DATA TO PROCESS
--*--

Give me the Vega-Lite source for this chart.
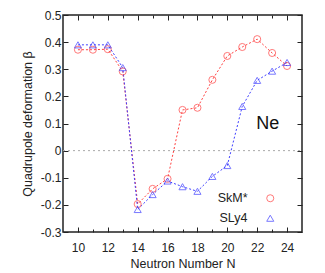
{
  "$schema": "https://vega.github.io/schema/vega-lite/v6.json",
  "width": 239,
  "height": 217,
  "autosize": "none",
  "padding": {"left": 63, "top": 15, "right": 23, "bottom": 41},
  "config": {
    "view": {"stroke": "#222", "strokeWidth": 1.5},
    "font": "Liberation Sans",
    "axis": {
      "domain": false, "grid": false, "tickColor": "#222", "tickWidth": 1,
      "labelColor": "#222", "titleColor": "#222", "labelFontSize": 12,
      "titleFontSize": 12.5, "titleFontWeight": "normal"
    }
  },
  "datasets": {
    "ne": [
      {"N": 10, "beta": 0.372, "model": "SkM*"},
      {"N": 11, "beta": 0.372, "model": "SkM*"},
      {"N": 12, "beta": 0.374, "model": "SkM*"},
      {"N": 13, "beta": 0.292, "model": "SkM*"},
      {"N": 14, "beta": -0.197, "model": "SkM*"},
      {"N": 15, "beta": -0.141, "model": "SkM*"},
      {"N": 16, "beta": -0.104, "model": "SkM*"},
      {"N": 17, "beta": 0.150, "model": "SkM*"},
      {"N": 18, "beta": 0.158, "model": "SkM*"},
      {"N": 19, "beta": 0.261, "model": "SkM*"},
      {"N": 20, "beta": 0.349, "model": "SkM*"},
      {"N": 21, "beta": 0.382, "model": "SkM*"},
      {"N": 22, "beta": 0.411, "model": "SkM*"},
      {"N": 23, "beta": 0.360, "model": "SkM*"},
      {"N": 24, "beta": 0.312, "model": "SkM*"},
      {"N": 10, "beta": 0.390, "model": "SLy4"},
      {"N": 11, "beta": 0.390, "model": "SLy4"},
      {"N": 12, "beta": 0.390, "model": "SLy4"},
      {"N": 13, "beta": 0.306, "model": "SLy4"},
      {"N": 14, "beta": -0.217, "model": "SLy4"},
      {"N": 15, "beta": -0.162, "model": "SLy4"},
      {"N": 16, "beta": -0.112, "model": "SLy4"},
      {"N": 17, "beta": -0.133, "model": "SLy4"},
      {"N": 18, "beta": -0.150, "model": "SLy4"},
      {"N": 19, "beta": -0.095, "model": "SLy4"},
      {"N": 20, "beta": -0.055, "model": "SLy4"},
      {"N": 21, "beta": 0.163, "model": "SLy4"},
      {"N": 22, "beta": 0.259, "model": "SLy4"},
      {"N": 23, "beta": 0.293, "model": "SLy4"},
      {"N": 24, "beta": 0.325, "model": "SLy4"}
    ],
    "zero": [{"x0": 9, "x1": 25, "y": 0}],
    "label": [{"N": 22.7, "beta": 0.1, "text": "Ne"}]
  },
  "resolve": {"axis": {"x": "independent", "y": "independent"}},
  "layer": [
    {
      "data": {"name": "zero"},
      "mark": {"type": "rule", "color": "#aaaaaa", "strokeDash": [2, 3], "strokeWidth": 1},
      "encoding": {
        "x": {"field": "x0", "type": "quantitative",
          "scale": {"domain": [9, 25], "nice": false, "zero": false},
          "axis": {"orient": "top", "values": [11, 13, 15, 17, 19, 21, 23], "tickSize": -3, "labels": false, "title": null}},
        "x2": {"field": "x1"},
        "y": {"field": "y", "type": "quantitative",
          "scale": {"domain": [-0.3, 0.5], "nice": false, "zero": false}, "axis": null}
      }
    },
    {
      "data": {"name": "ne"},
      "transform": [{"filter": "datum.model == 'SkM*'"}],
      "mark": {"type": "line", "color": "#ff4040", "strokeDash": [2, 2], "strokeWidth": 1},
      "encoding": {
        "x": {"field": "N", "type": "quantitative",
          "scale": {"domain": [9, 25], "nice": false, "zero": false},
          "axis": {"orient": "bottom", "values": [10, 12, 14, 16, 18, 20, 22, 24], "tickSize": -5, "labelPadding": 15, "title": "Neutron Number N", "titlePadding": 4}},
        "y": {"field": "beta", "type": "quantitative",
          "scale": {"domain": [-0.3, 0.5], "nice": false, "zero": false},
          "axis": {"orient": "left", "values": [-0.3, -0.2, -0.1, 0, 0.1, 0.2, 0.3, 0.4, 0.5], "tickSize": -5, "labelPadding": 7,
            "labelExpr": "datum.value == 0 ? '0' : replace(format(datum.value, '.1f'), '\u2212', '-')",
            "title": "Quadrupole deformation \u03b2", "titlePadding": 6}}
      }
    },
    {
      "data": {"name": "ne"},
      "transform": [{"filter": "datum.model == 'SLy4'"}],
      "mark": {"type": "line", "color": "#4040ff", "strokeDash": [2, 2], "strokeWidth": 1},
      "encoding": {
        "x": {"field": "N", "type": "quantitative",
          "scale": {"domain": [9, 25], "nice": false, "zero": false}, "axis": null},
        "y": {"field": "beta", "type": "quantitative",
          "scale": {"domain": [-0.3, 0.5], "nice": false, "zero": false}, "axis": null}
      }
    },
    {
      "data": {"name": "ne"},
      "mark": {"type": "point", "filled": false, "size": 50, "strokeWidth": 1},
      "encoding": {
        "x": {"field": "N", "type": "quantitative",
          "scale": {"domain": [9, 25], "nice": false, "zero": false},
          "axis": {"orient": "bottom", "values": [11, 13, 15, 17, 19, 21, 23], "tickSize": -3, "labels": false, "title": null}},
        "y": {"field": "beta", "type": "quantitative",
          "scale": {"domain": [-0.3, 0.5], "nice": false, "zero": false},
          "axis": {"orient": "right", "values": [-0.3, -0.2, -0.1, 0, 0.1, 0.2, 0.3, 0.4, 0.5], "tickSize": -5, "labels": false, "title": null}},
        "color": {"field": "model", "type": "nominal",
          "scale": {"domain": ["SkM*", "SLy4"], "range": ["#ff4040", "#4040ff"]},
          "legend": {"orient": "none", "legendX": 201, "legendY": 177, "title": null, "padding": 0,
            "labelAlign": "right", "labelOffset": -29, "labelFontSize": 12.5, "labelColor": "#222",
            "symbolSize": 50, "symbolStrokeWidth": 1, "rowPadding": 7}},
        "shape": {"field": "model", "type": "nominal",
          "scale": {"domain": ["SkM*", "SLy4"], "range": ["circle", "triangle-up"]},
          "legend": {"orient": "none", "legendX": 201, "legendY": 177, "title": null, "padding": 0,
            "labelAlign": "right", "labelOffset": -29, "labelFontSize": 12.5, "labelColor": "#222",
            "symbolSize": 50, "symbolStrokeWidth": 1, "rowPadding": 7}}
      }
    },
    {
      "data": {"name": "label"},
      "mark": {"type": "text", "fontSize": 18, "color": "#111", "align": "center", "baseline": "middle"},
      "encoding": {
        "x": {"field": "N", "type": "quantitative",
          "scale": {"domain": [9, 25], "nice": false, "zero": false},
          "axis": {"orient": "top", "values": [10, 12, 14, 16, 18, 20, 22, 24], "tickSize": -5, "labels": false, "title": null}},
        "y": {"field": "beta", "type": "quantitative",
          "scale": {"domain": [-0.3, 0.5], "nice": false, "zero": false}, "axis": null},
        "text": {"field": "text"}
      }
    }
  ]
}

--*--

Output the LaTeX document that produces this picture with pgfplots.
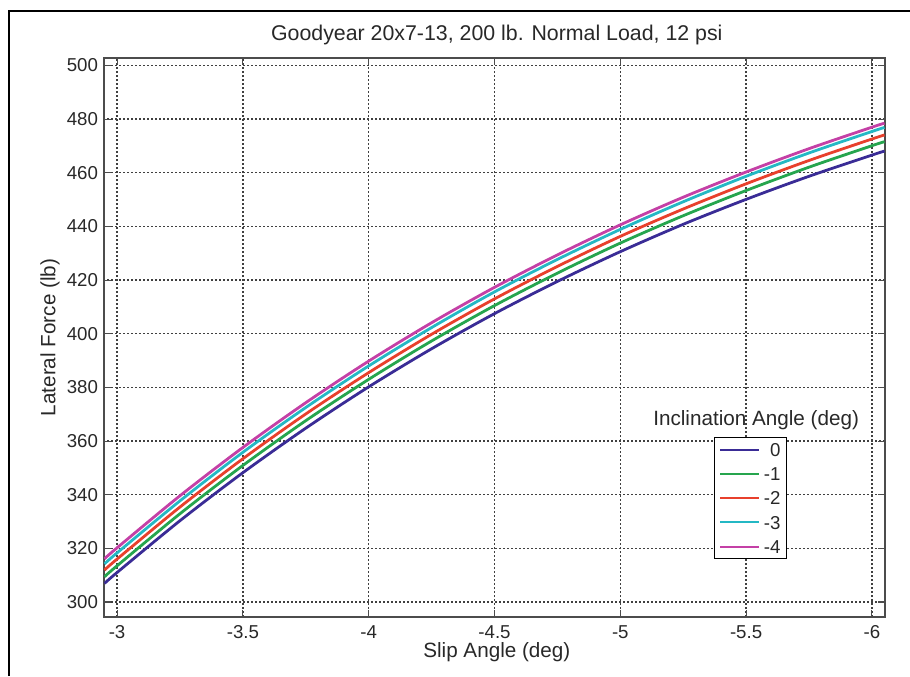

--*--

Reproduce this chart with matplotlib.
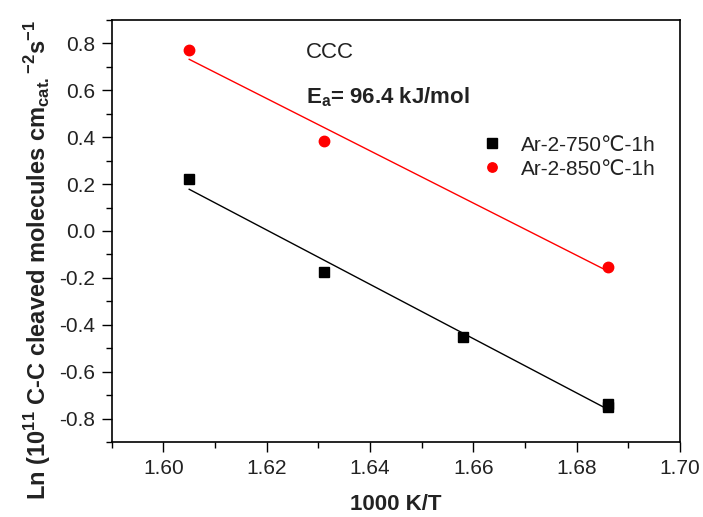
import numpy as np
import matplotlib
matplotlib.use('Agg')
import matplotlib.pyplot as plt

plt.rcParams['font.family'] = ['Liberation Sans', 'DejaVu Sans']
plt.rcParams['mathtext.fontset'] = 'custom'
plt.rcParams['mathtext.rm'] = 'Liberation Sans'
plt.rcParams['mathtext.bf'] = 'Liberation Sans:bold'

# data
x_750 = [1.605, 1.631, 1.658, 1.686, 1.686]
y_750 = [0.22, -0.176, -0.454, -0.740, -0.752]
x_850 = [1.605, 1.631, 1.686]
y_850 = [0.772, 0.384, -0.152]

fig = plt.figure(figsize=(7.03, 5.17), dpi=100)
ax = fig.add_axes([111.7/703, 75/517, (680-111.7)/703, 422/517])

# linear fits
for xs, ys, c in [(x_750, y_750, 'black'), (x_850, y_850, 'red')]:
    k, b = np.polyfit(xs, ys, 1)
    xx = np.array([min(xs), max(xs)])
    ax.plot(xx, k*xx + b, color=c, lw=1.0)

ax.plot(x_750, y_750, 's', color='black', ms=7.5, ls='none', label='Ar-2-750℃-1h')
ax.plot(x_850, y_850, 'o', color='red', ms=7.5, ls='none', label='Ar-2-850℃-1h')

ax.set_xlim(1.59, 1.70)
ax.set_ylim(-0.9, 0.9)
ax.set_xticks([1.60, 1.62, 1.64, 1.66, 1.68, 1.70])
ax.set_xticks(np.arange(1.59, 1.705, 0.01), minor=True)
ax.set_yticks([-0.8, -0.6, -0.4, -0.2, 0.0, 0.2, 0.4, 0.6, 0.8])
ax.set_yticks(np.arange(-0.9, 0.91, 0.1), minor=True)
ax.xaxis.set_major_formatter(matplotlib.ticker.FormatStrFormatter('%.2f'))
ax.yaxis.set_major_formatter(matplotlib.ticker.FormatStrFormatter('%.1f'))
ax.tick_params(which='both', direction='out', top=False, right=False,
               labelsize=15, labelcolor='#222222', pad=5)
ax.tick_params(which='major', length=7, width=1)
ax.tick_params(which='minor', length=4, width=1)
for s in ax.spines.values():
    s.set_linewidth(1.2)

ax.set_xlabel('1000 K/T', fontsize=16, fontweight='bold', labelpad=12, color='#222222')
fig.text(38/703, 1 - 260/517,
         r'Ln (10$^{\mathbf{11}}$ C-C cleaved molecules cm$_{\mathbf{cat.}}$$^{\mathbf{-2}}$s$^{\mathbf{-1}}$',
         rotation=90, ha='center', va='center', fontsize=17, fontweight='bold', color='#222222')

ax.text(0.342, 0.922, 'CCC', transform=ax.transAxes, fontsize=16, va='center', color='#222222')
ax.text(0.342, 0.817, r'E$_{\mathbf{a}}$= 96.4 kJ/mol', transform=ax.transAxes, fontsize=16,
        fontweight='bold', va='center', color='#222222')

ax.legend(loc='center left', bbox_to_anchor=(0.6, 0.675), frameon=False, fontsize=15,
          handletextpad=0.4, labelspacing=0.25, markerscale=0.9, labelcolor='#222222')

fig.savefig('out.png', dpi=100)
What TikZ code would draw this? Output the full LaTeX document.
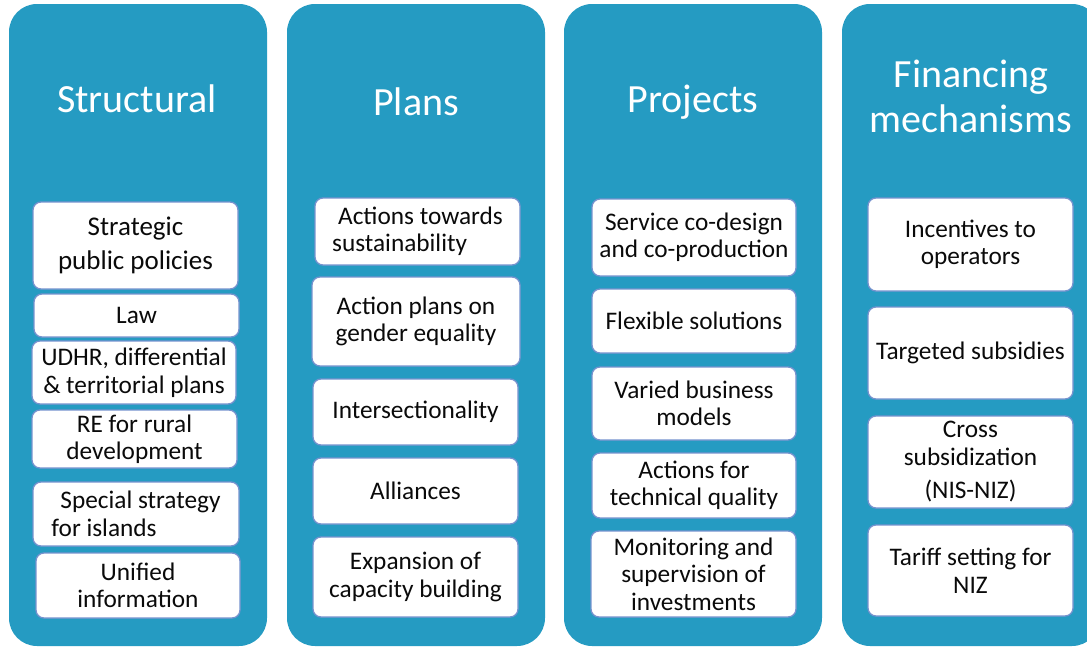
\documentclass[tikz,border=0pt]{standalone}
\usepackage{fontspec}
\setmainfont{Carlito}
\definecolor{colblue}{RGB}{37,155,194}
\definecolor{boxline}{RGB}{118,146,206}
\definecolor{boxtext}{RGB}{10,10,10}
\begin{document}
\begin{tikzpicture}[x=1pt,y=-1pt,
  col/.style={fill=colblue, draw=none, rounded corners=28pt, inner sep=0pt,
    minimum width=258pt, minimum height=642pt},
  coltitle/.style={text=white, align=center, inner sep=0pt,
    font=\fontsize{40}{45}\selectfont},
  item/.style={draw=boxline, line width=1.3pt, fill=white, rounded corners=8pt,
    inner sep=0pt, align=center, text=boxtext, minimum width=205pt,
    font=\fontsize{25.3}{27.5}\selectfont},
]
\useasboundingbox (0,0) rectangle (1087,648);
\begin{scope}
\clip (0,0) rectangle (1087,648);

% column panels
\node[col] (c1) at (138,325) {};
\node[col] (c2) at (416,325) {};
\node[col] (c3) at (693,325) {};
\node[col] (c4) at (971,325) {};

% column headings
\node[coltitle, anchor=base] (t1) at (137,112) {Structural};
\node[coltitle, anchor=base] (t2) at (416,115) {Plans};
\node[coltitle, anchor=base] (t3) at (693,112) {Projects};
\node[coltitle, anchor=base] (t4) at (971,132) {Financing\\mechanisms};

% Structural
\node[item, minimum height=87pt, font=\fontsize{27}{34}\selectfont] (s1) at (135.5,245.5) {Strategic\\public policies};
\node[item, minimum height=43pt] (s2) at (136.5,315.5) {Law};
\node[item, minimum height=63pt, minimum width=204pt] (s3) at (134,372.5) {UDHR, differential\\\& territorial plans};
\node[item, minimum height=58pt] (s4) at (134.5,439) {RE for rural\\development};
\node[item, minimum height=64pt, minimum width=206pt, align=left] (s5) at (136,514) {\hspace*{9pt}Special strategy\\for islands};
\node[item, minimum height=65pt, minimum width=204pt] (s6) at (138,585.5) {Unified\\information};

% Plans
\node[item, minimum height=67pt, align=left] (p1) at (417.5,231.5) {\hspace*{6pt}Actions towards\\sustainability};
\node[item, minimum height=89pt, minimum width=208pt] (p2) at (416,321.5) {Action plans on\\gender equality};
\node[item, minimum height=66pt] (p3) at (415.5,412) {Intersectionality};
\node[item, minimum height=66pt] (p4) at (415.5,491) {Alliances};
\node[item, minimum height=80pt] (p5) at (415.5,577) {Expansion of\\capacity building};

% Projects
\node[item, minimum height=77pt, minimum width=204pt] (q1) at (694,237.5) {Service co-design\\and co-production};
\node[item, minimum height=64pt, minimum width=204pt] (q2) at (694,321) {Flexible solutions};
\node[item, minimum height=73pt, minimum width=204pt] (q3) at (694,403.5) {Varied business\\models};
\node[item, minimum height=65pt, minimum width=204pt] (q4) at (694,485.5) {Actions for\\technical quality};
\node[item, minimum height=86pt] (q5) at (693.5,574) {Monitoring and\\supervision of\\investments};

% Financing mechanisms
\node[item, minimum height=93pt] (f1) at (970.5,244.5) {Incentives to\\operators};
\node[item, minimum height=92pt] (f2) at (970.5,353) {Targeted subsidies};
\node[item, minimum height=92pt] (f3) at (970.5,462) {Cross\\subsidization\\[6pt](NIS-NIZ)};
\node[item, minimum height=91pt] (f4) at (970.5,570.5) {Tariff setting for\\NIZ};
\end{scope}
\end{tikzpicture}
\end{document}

--*--

STATED PROBLEM
Your task is to transcribe exactly the lines starting at the line that contains "Reproduce this chart with matplotlib." and ending at the line that contains "fontsize=17, fontweight='bold', color='#222222')", both included. Leave out the pictures.

THE OUTPUT
Reproduce this chart with matplotlib.
import numpy as np
import matplotlib
matplotlib.use('Agg')
import matplotlib.pyplot as plt

plt.rcParams['font.family'] = ['Liberation Sans', 'DejaVu Sans']
plt.rcParams['mathtext.fontset'] = 'custom'
plt.rcParams['mathtext.rm'] = 'Liberation Sans'
plt.rcParams['mathtext.bf'] = 'Liberation Sans:bold'

# data
x_750 = [1.605, 1.631, 1.658, 1.686, 1.686]
y_750 = [0.22, -0.176, -0.454, -0.740, -0.752]
x_850 = [1.605, 1.631, 1.686]
y_850 = [0.772, 0.384, -0.152]

fig = plt.figure(figsize=(7.03, 5.17), dpi=100)
ax = fig.add_axes([111.7/703, 75/517, (680-111.7)/703, 422/517])

# linear fits
for xs, ys, c in [(x_750, y_750, 'black'), (x_850, y_850, 'red')]:
    k, b = np.polyfit(xs, ys, 1)
    xx = np.array([min(xs), max(xs)])
    ax.plot(xx, k*xx + b, color=c, lw=1.0)

ax.plot(x_750, y_750, 's', color='black', ms=7.5, ls='none', label='Ar-2-750℃-1h')
ax.plot(x_850, y_850, 'o', color='red', ms=7.5, ls='none', label='Ar-2-850℃-1h')

ax.set_xlim(1.59, 1.70)
ax.set_ylim(-0.9, 0.9)
ax.set_xticks([1.60, 1.62, 1.64, 1.66, 1.68, 1.70])
ax.set_xticks(np.arange(1.59, 1.705, 0.01), minor=True)
ax.set_yticks([-0.8, -0.6, -0.4, -0.2, 0.0, 0.2, 0.4, 0.6, 0.8])
ax.set_yticks(np.arange(-0.9, 0.91, 0.1), minor=True)
ax.xaxis.set_major_formatter(matplotlib.ticker.FormatStrFormatter('%.2f'))
ax.yaxis.set_major_formatter(matplotlib.ticker.FormatStrFormatter('%.1f'))
ax.tick_params(which='both', direction='out', top=False, right=False,
               labelsize=15, labelcolor='#222222', pad=5)
ax.tick_params(which='major', length=7, width=1)
ax.tick_params(which='minor', length=4, width=1)
for s in ax.spines.values():
    s.set_linewidth(1.2)

ax.set_xlabel('1000 K/T', fontsize=16, fontweight='bold', labelpad=12, color='#222222')
fig.text(38/703, 1 - 260/517,
         r'Ln (10$^{\mathbf{11}}$ C-C cleaved molecules cm$_{\mathbf{cat.}}$$^{\mathbf{-2}}$s$^{\mathbf{-1}}$',
         rotation=90, ha='center', va='center', fontsize=17, fontweight='bold', color='#222222')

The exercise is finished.